- Born: January 10, 1947 (age 79) Brooklyn, New York, U.S.
- Citizenship: U.S.
- Occupations: Businessman, entrepreneur, philanthropist
- Known for: Automotive dealerships, luxury yachts
- Spouse: Jeanette Staluppi
- Website: staluppi.org

= John Staluppi =

American businessman

John Staluppi (born January 10, 1947) is an American businessman and entrepreneur, known as the founder of Atlantic Auto Group and Millennium Superyachts.

==Early life==
Staluppi was born in Brooklyn, New York in 1947. His father was an electrician and his mother a homemaker. Staluppi developed interest in cars at very young age. After high school, he started working as a mechanic at the age of 16.

==Career==
Staluppi started his career in the automotive industry by working with Honda dealerships in United States in the 1970s. With time, he invested in other brands like Hyundai. In 1980, he founded the Atlantic Auto Group which sold vehicles from various manufacturers. Later, they opened dealerships in Long Island, New York, and Nevada. At that time, the group sold vehicles of multiple brands including Honda, Audi, Nissan, Cadillac and Jeep.

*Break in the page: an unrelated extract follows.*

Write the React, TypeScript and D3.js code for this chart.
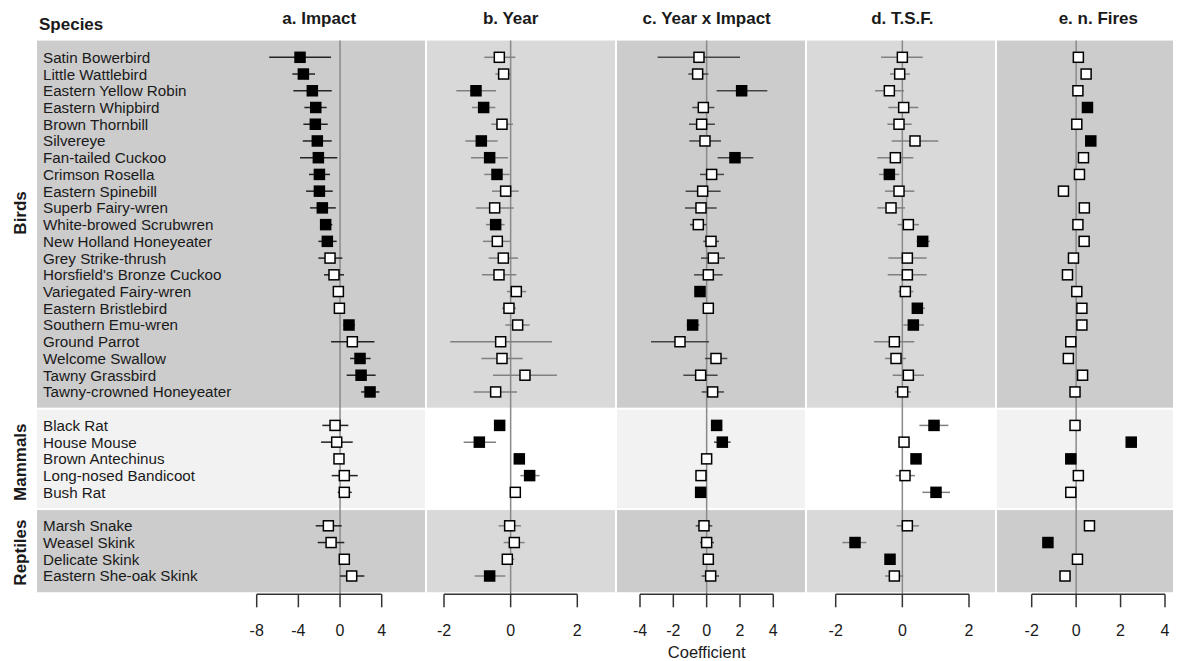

In the 1990s, Staluppi developed an interest in luxury yachts. He commissioned and owned several yachts, many of which were named after James Bond films, including Octopussy, Goldfinger, Moonraker, Casino Royale, Skyfall, and Spectre. In 1998, he founded a yacht construction company based in Florida, named Millennium Superyachts.

Staluppi also owns a collection of classic American cars. In 2018, he auctioned a portion of his collection through Barrett-Jackson, attracting collectors and automotive enthusiasts.

Staluppi is involved in philanthropy, supporting charitable organizations such as the Make-A-Wish Foundation, American Heart Association, and National Kidney Registry. In 2019, he paid $2.1 million at a charity auction to acquire the first 2020 Toyota Supra to roll off the production line. The funds from this auction went to the American Heart Association and the Bob Woodruff Foundation.